Key to change Super Fund

ONE NEWS: A National government will direct the New Zealand Superannuation Fund to invest at least 40% of its assets into New Zealand investments, party leader John Key says.

On Tuesday Labour announced it would look to ways to encourage the fund and KiwiSaver accounts to invest more in locally owned assets and strongly hinted that long term infrastructure bonds could be used.

Key went one step further on Wednesday and says he would legislate for the fund to have at least a 40% target in a range of assets including bonds to fund large infrastructure projects.

"National believes that a greater proportion of this increasing pool of capital, which belongs to all New Zealanders, should be invested in New Zealand to grow our economy," Key says.

The fund, set up by Labour, gets $2 billion a year from the government to invest, so the money can be drawn down on in the future to fund national superannuation.

Key says using that money would be better used to invest in the New Zealand productive sector and broaden and deepen the capital markets.

"In the short term, in a world where money for investment is going to be more tightly held and more closely guarded, it will help ensure New Zealand has the investment capital we need to  get out of recession and into a period of solid and sustainable growth," Key said.

"In the longer term it will give New Zealand businesses a greater opportunity to grow from a domestic base and grow under New Zealand ownership further than they would otherwise have been able to."

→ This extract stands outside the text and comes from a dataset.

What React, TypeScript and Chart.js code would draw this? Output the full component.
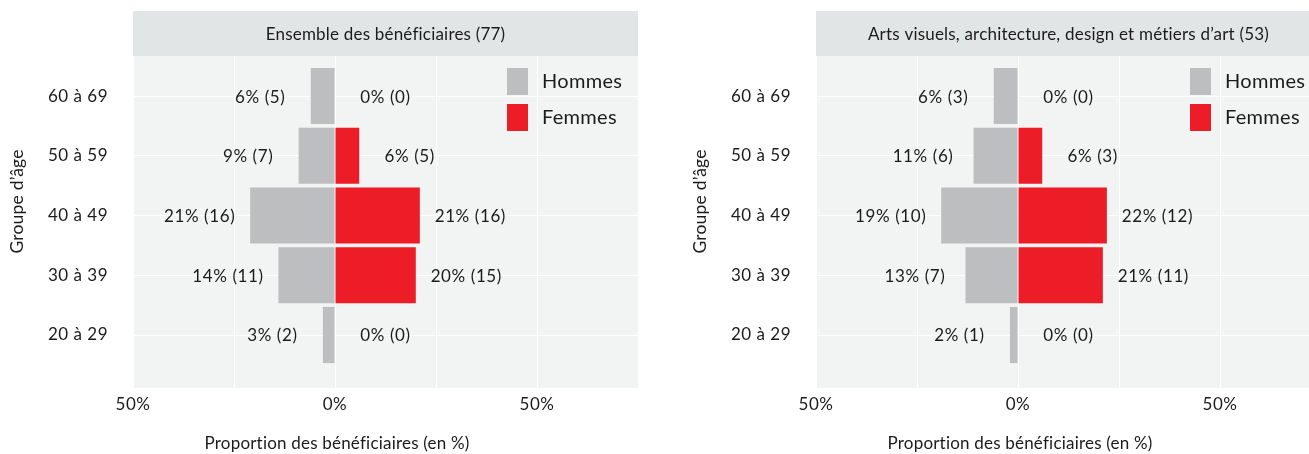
import React, { useEffect, useRef } from "react";
import { Chart, registerables } from "chart.js";

Chart.register(...registerables);

// ---------- data ----------
const ageGroups = ["60 à 69", "50 à 59", "40 à 49", "30 à 39", "20 à 29"];
const seriesNames = ["Hommes", "Femmes"];

const panel1Title = "Ensemble des bénéficiaires (77)";
const panel1HommesPct = [6, 9, 21, 14, 3];
const panel1HommesCount = [5, 7, 16, 11, 2];
const panel1FemmesPct = [0, 6, 21, 20, 0];
const panel1FemmesCount = [0, 5, 16, 15, 0];

const panel2Title = "Arts visuels, architecture, design et métiers d’art (53)";
const panel2HommesPct = [6, 11, 19, 13, 2];
const panel2HommesCount = [3, 6, 10, 7, 1];
const panel2FemmesPct = [0, 6, 22, 21, 0];
const panel2FemmesCount = [0, 3, 12, 11, 0];

const xLabeledTicks = [-50, 0, 50];
const xTitle = "Proportion des bénéficiaires (en %)";
const yTitle = "Groupe d’âge";

// ---------- style ----------
const FONT = "Lato, 'DejaVu Sans', sans-serif";
const TEXT = "#1b1b1b";
const PANEL_BG = "#F2F3F3";
const STRIP_BG = "#E2E5E5";
const GREY = "#BDBEC0";
const RED = "#EC1D27";
const COLORS = [GREY, RED];

type PanelProps = {
  title: string;
  hPct: number[];
  hCnt: number[];
  fPct: number[];
  fCnt: number[];
  left: number;
};

function Pyramid({ title, hPct, hCnt, fPct, fCnt, left }: PanelProps) {
  const ref = useRef<HTMLCanvasElement>(null);

  useEffect(() => {
    if (!ref.current) return;
    const n = ageGroups.length;
    const pos = (i: number) => n - i;
    const STRIP_TOP = 11;
    const LABEL_NUDGE = 12.5;

    const decor = {
      id: "decor",
      beforeDraw(chart: any) {
        const { ctx, chartArea: a } = chart;
        ctx.save();
        ctx.fillStyle = "#ffffff";
        ctx.fillRect(0, 0, chart.width, chart.height);
        ctx.fillStyle = PANEL_BG;
        ctx.fillRect(a.left, a.top, a.right - a.left, a.bottom - a.top);
        ctx.fillStyle = STRIP_BG;
        ctx.fillRect(a.left, STRIP_TOP, a.right - a.left, a.top - STRIP_TOP);
        ctx.fillStyle = TEXT;
        ctx.font = `17px ${FONT}`;
        ctx.letterSpacing = "0.2px";
        ctx.textAlign = "center";
        ctx.textBaseline = "middle";
        ctx.fillText(title, (a.left + a.right) / 2, (STRIP_TOP + a.top) / 2 + 1);
        ctx.restore();
        // slightly wider text for the axis tick labels drawn next
        ctx.letterSpacing = "0.5px";
      },
      afterDatasetsDraw(chart: any) {
        const { ctx } = chart;
        const xs = chart.scales.x;
        const ys = chart.scales.y;
        ctx.save();
        ctx.fillStyle = TEXT;
        ctx.font = `17px ${FONT}`;
        ctx.letterSpacing = "0.6px";
        ctx.textAlign = "center";
        ctx.textBaseline = "middle";
        const groups = [
          { pct: hPct, cnt: hCnt, sign: -1 },
          { pct: fPct, cnt: fCnt, sign: 1 },
        ];
        groups.forEach((g) => {
          g.pct.forEach((p, i) => {
            const x = xs.getPixelForValue(g.sign * (p + LABEL_NUDGE));
            const y = ys.getPixelForValue(pos(i));
            ctx.fillText(`${p}% (${g.cnt[i]})`, x, y + 1);
          });
        });
        ctx.restore();
      },
      afterDraw(chart: any) {
        const { ctx, chartArea: a } = chart;
        const xs = chart.scales.x;
        ctx.save();
        // legend
        const gx = xs.getPixelForValue(50);
        seriesNames.forEach((name, k) => {
          const top = a.top + 12 + k * 36;
          ctx.fillStyle = COLORS[k];
          ctx.fillRect(gx - 30, top, 21, 27);
          ctx.fillStyle = TEXT;
          ctx.font = `20px ${FONT}`;
          ctx.letterSpacing = "0.3px";
          ctx.textAlign = "left";
          ctx.textBaseline = "middle";
          ctx.fillText(name, gx + 5, top + 13.5);
        });
        // x title
        ctx.font = `17px ${FONT}`;
        ctx.letterSpacing = "0.2px";
        ctx.textAlign = "center";
        ctx.textBaseline = "middle";
        ctx.fillText(xTitle, xs.getPixelForValue(0) + 2, 444);
        // y title
        ctx.translate(17, (STRIP_TOP + a.bottom) / 2 + 2);
        ctx.rotate(-Math.PI / 2);
        ctx.font = `17.5px ${FONT}`;
        ctx.fillText(yTitle, 0, 0);
        ctx.restore();
        ctx.letterSpacing = "0px";
      },
    };

    const chart = new Chart(ref.current, {
      type: "bar",
      data: {
        datasets: [
          {
            label: seriesNames[0],
            data: hPct.map((v, i) => ({ x: -v, y: pos(i) })),
            backgroundColor: GREY,
            borderWidth: 0,
            grouped: false,
            barPercentage: 0.94,
            categoryPercentage: 1,
          },
          {
            label: seriesNames[1],
            data: fPct.map((v, i) => ({ x: v, y: pos(i) })),
            backgroundColor: RED,
            borderWidth: 0,
            grouped: false,
            barPercentage: 0.94,
            categoryPercentage: 1,
          },
        ] as any,
      },
      options: {
        indexAxis: "y",
        responsive: false,
        animation: false,
        events: [],
        devicePixelRatio: 1,
        layout: { padding: { left: 0, right: 22, top: 56, bottom: 0 } },
        plugins: { legend: { display: false }, tooltip: { enabled: false } },
        scales: {
          x: {
            type: "linear",
            min: -50,
            max: 75,
            grid: { color: "#ffffff", lineWidth: 1, drawTicks: false },
            border: { display: false },
            ticks: {
              stepSize: 25,
              autoSkip: false,
              maxRotation: 0,
              padding: 6,
              color: TEXT,
              font: { family: FONT, size: 17 },
              callback: (v: any) =>
                xLabeledTicks.includes(Number(v)) ? `${Math.abs(Number(v))}%` : "",
            },
            afterFit: (s: any) => {
              s.height = 66;
            },
          },
          y: {
            type: "linear",
            min: 1 - 0.887,
            max: n + 0.67,
            offset: false,
            grid: { color: "#ffffff", lineWidth: 1, drawTicks: false, offset: false },
            border: { display: false },
            ticks: {
              autoSkip: false,
              padding: 25,
              color: TEXT,
              font: { family: FONT, size: 17 },
              callback: (v: any) => ageGroups[n - Number(v)] ?? "",
            },
            afterBuildTicks: (s: any) => {
              s.ticks = ageGroups.map((_, i) => ({ value: pos(i) })).reverse();
            },
            afterFit: (s: any) => {
              s.width = 133;
            },
          },
        },
      } as any,
      plugins: [decor],
    });
    return () => chart.destroy();
  }, [title, hPct, hCnt, fPct, fCnt]);

  return (
    <canvas
      ref={ref}
      width={660}
      height={454}
      style={{ position: "absolute", left, top: 0, width: 660, height: 454, display: "block" }}
    />
  );
}

export default function App() {
  return (
    <div
      style={{
        position: "fixed",
        left: 0,
        top: 0,
        width: 1309,
        height: 454,
        overflow: "hidden",
        background: "#ffffff",
      }}
    >
      <Pyramid
        title={panel1Title}
        hPct={panel1HommesPct}
        hCnt={panel1HommesCount}
        fPct={panel1FemmesPct}
        fCnt={panel1FemmesCount}
        left={0}
      />
      <Pyramid
        title={panel2Title}
        hPct={panel2HommesPct}
        hCnt={panel2HommesCount}
        fPct={panel2FemmesPct}
        fCnt={panel2FemmesCount}
        left={683}
      />
    </div>
  );
}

Key says in every other way the Guardians of the Fund will continue to invest as they do now on a prudent, commercial basis.

"In particular, the guardians will determine the appropriate rate at which to increase their investment in New Zealand to 40%, taking into account their need to manage their overall risk profile, the availability of quality investments, and the impact of increased investment on local markets."

The range of investment opportunities available to the fund will include New Zealand-listed  equities, government bonds, high-quality commercial paper, local government fixed-interest securities, private equity, property, infrastructure, forestry, and commodities.

Key said National will also work to create more investment opportunities that the Super Fund can take up in New Zealand, including longer-dated infrastructure bonds.

"Additional investments in New Zealand infrastructure made by the fund as a result of this policy change will be over and above the increased government commitment to infrastructure that we have already announced," Key says.